→ What needs to be done
Leave out the pictures and set down exactly the lines from the start of the listing through the one with "5], [19, 14]]", both included.

→ Material provided
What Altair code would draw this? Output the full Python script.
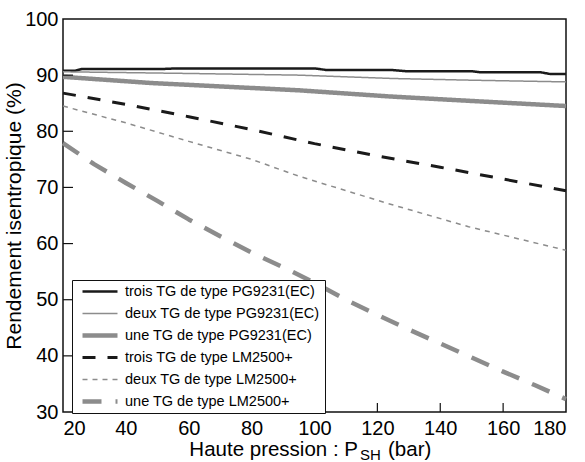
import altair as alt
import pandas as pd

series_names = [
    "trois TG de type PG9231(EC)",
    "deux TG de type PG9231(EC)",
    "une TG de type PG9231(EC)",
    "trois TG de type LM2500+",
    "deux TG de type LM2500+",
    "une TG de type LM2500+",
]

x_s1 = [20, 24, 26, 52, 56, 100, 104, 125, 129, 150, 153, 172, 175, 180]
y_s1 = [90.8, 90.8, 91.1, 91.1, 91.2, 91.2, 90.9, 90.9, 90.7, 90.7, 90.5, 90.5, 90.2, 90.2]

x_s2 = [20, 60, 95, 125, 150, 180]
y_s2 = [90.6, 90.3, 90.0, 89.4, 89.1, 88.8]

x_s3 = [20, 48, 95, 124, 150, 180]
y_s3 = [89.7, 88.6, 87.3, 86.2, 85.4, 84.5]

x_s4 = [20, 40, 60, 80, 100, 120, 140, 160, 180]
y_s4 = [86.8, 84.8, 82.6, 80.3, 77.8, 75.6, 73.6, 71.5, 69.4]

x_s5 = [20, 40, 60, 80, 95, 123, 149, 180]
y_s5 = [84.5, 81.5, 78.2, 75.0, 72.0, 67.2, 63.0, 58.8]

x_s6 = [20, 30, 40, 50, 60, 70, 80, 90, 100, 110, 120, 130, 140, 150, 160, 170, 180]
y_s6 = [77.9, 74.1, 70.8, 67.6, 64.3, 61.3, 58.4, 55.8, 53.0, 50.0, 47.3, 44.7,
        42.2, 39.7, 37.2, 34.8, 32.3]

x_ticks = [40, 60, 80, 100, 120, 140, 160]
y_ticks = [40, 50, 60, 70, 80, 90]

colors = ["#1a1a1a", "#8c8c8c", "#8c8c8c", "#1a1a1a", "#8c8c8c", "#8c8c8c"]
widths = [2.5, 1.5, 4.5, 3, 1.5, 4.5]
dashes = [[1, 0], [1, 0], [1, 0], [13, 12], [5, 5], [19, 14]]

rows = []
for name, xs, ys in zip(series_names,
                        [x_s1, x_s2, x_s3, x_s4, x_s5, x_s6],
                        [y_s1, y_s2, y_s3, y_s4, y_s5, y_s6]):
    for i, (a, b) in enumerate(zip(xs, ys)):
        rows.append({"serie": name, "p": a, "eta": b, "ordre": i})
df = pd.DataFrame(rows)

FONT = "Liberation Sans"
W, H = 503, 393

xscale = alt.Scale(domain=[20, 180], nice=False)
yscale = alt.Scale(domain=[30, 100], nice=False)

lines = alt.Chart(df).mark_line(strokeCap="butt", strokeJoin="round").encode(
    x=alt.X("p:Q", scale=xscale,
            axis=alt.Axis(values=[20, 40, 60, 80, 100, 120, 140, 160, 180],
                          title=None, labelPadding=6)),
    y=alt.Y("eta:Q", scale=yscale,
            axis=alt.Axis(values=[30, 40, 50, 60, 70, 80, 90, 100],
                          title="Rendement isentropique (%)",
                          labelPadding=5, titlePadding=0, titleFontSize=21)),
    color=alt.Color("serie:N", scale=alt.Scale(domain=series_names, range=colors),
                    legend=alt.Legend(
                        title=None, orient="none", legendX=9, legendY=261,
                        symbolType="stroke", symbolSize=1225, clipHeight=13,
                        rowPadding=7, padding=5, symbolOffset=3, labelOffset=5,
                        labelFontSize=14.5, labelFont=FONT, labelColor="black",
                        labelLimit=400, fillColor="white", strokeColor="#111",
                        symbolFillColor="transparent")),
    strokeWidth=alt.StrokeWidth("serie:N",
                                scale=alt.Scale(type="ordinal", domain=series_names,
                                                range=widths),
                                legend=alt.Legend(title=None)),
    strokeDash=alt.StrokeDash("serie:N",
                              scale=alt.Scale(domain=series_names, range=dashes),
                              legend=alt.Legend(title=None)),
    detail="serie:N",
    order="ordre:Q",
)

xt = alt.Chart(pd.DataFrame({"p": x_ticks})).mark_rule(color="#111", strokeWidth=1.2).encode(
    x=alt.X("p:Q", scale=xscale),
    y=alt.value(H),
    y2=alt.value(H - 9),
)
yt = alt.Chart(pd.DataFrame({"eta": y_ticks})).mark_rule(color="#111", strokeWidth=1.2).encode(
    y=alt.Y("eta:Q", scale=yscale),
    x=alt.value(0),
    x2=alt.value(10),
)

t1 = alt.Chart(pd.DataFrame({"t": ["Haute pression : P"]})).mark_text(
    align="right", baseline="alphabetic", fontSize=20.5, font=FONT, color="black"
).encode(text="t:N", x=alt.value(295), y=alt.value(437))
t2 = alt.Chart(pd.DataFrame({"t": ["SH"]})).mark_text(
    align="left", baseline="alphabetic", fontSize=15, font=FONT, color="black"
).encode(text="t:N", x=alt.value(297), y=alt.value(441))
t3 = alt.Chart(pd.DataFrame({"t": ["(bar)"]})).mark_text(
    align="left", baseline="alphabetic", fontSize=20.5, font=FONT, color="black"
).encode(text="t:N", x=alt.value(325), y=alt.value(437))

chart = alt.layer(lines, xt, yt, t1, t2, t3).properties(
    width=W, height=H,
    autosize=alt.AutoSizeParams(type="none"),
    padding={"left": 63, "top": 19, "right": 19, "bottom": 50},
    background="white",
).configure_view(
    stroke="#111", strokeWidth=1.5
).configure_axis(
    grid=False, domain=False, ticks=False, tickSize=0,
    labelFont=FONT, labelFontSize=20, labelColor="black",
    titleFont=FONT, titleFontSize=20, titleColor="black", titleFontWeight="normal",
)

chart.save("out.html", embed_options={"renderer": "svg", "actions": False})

→ Correct output
What Altair code would draw this? Output the full Python script.
import altair as alt
import pandas as pd

series_names = [
    "trois TG de type PG9231(EC)",
    "deux TG de type PG9231(EC)",
    "une TG de type PG9231(EC)",
    "trois TG de type LM2500+",
    "deux TG de type LM2500+",
    "une TG de type LM2500+",
]

x_s1 = [20, 24, 26, 52, 56, 100, 104, 125, 129, 150, 153, 172, 175, 180]
y_s1 = [90.8, 90.8, 91.1, 91.1, 91.2, 91.2, 90.9, 90.9, 90.7, 90.7, 90.5, 90.5, 90.2, 90.2]

x_s2 = [20, 60, 95, 125, 150, 180]
y_s2 = [90.6, 90.3, 90.0, 89.4, 89.1, 88.8]

x_s3 = [20, 48, 95, 124, 150, 180]
y_s3 = [89.7, 88.6, 87.3, 86.2, 85.4, 84.5]

x_s4 = [20, 40, 60, 80, 100, 120, 140, 160, 180]
y_s4 = [86.8, 84.8, 82.6, 80.3, 77.8, 75.6, 73.6, 71.5, 69.4]

x_s5 = [20, 40, 60, 80, 95, 123, 149, 180]
y_s5 = [84.5, 81.5, 78.2, 75.0, 72.0, 67.2, 63.0, 58.8]

x_s6 = [20, 30, 40, 50, 60, 70, 80, 90, 100, 110, 120, 130, 140, 150, 160, 170, 180]
y_s6 = [77.9, 74.1, 70.8, 67.6, 64.3, 61.3, 58.4, 55.8, 53.0, 50.0, 47.3, 44.7,
        42.2, 39.7, 37.2, 34.8, 32.3]

x_ticks = [40, 60, 80, 100, 120, 140, 160]
y_ticks = [40, 50, 60, 70, 80, 90]

colors = ["#1a1a1a", "#8c8c8c", "#8c8c8c", "#1a1a1a", "#8c8c8c", "#8c8c8c"]
widths = [2.5, 1.5, 4.5, 3, 1.5, 4.5]
dashes = [[1, 0], [1, 0], [1, 0], [13, 12], [5, 5], [19, 14]]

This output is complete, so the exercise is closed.